Judge clears Blair and excoriates BBC, over death of Kelly

29 Jan, 2004

The judge investigating the suicide of British arms expert David Kelly on Wednesday cleared the government of Prime Minister Tony Blair of any wrongdoing, but launched a scathing attack on the BBC.
Summarising his findings, judge Brian Hutton said a BBC radio report that the government deliberately exaggerated the threat of Iraqi weapons of mass destruction before the US-led invasion on March 20 last year was "unfounded".
Kelly slashed his wrists and bled to death during the night of July 17-18 after his employer, the ministry of defence, identified him as the source of the report, produced by the BBC's defence correspondent Andrew Gilligan.
Two days earlier, he had been subjected to a highly stressful public grilling by the parliamentary foreign affairs committee.
Hutton's 328-page report and more than 400 pages of annexes were published shortly after midday (1200 GMT).
Within an hour, Blair was on his feet in the House of Commons, challenging the opposition to withdraw allegations that he misled parliament when making the case for war on Iraq.
"The report itself is an extraordinarily thorough, detailed and clear document. It leaves no room for doubt or interpretation. We accept it in full," Blair said to cheers from members of his Labour Party.
In it, Hutton said Gilligan had made "a very grave" accusation when he said that the government had "sexed up" its Iraq dossier by claiming that Baghdad could deploy chemical weapons within 45 minutes.
Hutton said it was not his remit to assess the strength of British military intelligence about Iraq's weapons of mass destruction.
But, he said, Gilligan's charge that the government made the 45-minute claim even though it knew it was wrong "was an allegation which was unfounded."
Blair told the Commons: "The allegation that I or anyone else lied to this House or deliberately misled the country by falsifying intelligence on WMD is itself the real lie."
Glaring at the leader of the main opposition Conservative Party, Michael Howard, he added: "Those who made the charge should now withdraw it."
Hutton also laid into BBC senior management, saying its editorial system was "defective" in allowing Gilligan to broadcast his early-morning report without editors having seen or approved a script of what he was going to say.
Moreover, Hutton said, "the BBC management was at fault ... in failing to investigate properly the government's complaints" that Gilligan's report was false.
That remark appeared to exonerate Blair's former communications director, Alastair Campbell, who resigned in August after repeatedly clashing with the BBC.
In his report, Hutton also cleared the government of any wrongdoing which contributed to Kelly's suicide.

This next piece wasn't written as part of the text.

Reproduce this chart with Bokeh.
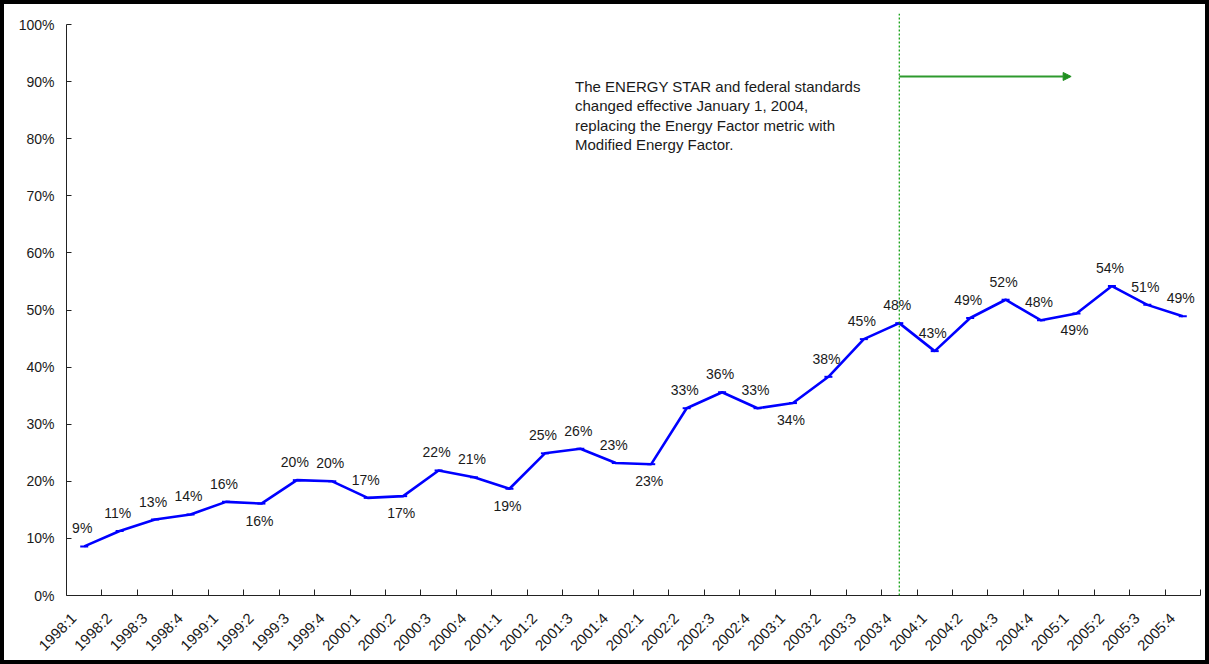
import math
from bokeh.plotting import figure
from bokeh.models import FixedTicker, Range1d, Arrow, NormalHead, Span, ColumnDataSource, LabelSet
from bokeh.core.properties import value
from bokeh.embed import file_html
from bokeh.resources import INLINE

# Quarterly share (%) of shipments
quarters = [
    "1998:1", "1998:2", "1998:3", "1998:4",
    "1999:1", "1999:2", "1999:3", "1999:4",
    "2000:1", "2000:2", "2000:3", "2000:4",
    "2001:1", "2001:2", "2001:3", "2001:4",
    "2002:1", "2002:2", "2002:3", "2002:4",
    "2003:1", "2003:2", "2003:3", "2003:4",
    "2004:1", "2004:2", "2004:3", "2004:4",
    "2005:1", "2005:2", "2005:3", "2005:4",
]
share = [
    8.6, 11.3, 13.3, 14.2,
    16.4, 16.1, 20.2, 20.0,
    17.1, 17.4, 21.9, 20.7,
    18.7, 24.9, 25.7, 23.2,
    23.0, 32.8, 35.6, 32.8,
    33.7, 38.3, 44.9, 47.7,
    42.8, 48.6, 51.8, 48.2,
    49.4, 54.2, 50.9, 48.9,
]
# which side of the point each value label sits on
label_side = [
    "a", "a", "a", "a",
    "a", "b", "a", "a",
    "a", "b", "a", "a",
    "b", "a", "a", "a",
    "b", "a", "a", "a",
    "b", "a", "a", "a",
    "a", "a", "a", "a",
    "b", "a", "a", "a",
]
y_ticks = [0, 10, 20, 30, 40, 50, 60, 70, 80, 90, 100]
change_quarter = "2003:4"
note_lines = [
    "The ENERGY STAR and federal standards",
    "changed effective January 1, 2004,",
    "replacing the Energy Factor metric with",
    "Modified Energy Factor.",
]

FONT = "Liberation Sans"
TXT = "#1a1a1a"

n = len(quarters)
xc = [i + 0.5 for i in range(n)]

p = figure(
    width=1209, height=664,
    output_backend="svg", toolbar_location=None,
    x_range=Range1d(0, n), y_range=Range1d(0, 101.93),
    min_border_left=62, min_border_right=13,
    min_border_top=9, min_border_bottom=73,
)
p.styles = {"border": "4px solid black", "box-sizing": "border-box"}
p.outline_line_color = None
p.xgrid.visible = False
p.ygrid.visible = False
p.background_fill_color = "white"
p.border_fill_color = "white"

# x axis: slanted labels ending just left of each quarter's centre,
# tick marks on the quarter boundaries
label_pos = [x - 0.3 for x in xc]
xax = p.xaxis[0]
xax.ticker = FixedTicker(ticks=label_pos, minor_ticks=list(range(1, n + 1)))
xax.major_label_overrides = {x: q for x, q in zip(label_pos, quarters)}
xax.major_tick_line_color = None
xax.minor_tick_in = 6
xax.minor_tick_out = 0
xax.minor_tick_line_color = "#222222"
xax.axis_line_color = "#222222"
xax.major_label_orientation = math.pi / 4
xax.major_label_text_font = FONT
xax.major_label_text_font_size = "15px"
xax.major_label_text_color = TXT
xax.major_label_standoff = 14

yax = p.yaxis[0]
yax.ticker = FixedTicker(ticks=y_ticks)
yax.major_label_overrides = {t: f"{t}%" for t in y_ticks}
yax.bounds = (0, 100)
yax.major_tick_in = 5
yax.major_tick_out = 0
yax.minor_tick_line_color = None
yax.axis_line_color = "#222222"
yax.major_tick_line_color = "#222222"
yax.major_label_text_font = FONT
yax.major_label_text_font_size = "14px"
yax.major_label_text_color = TXT
yax.major_label_standoff = 12

# standards change marker
cx = xc[quarters.index(change_quarter)]
p.add_layout(Span(location=cx, dimension="height", line_color="#009900",
                  line_width=1.2, line_dash="2 2"))
p.add_layout(Arrow(end=NormalHead(size=8, fill_color="#1f8f1f", line_color="#1f8f1f"),
                   x_start=cx, y_start=90.9, x_end=28.35, y_end=90.9,
                   line_color="#2e9a2e", line_width=2))

note_x = 14.35
p.text(x=[note_x] * len(note_lines),
       y=[89.1 - 3.37 * k for k in range(len(note_lines))],
       text=note_lines, text_font=value(FONT), text_font_size="15px",
       text_color=TXT, text_align="left", text_baseline="middle")

# the series
src = ColumnDataSource(dict(x=xc, y=share))
p.line("x", "y", source=src, line_color="#0000ff", line_width=2.6)
p.scatter("x", "y", source=src, marker="dash", size=8,
          line_color="#0000ff", line_width=2)

labels = [f"{round(v)}%" for v in share]
for side, off in (("a", 18), ("b", -17)):
    idx = [i for i, s in enumerate(label_side) if s == side]
    lsrc = ColumnDataSource(dict(x=[xc[i] for i in idx],
                                 y=[share[i] for i in idx],
                                 t=[labels[i] for i in idx]))
    p.add_layout(LabelSet(x="x", y="y", text="t", source=lsrc,
                          x_offset=-2, y_offset=off,
                          text_font=value(FONT), text_font_size="14px",
                          text_color=TXT, text_align="center",
                          text_baseline="middle"))

open("out.html", "w").write(file_html(p, INLINE))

"There was no dishonourable or underhand or duplicitous strategy by the government to covertly leak Dr Kelly's name to the media," he said.
The government had rightly concluded that Kelly's name was bound to come out, he said.
Hutton noted that Blair was "directly involved" in talks that led to the naming of Kelly, but said he was "satisfied that no one realised or should have realised" that Kelly was under such strain that he might kill himself.
Hutton said the defence ministry "was at fault" for not informing Kelly that its press office would confirm his name to any reporter who suggested it.
In mitigation, ministry officials had tried to help Kelly, he said, but "because of his intensely private nature, Dr Kelly was not an easy man to help or whom to give advice."
It was left to the solicitor for Kelly's family, Peter Jacobsen, to make a plea on their behalf for the government "to take action to ensure that the ordeal suffered by David Kelly will never be repeated.
"No other person should have to suffer the pressure that he experienced," Jacobsen told reporters outside the Law Courts where Hutton released his report.
Publication of Hutton's report also took some of the steam out of opposition charges that the government had selectively leaked it to the tabloid newspaper The Sun, in violation of a written pledge not to do so.
The full published version showed that the quotes in The Sun's early morning edition were largely accurate.
Blair said through a spokesman that he was "very angry" at the leak, while Hutton told reporters that he would considering "legal and investigative action" against the tabloid.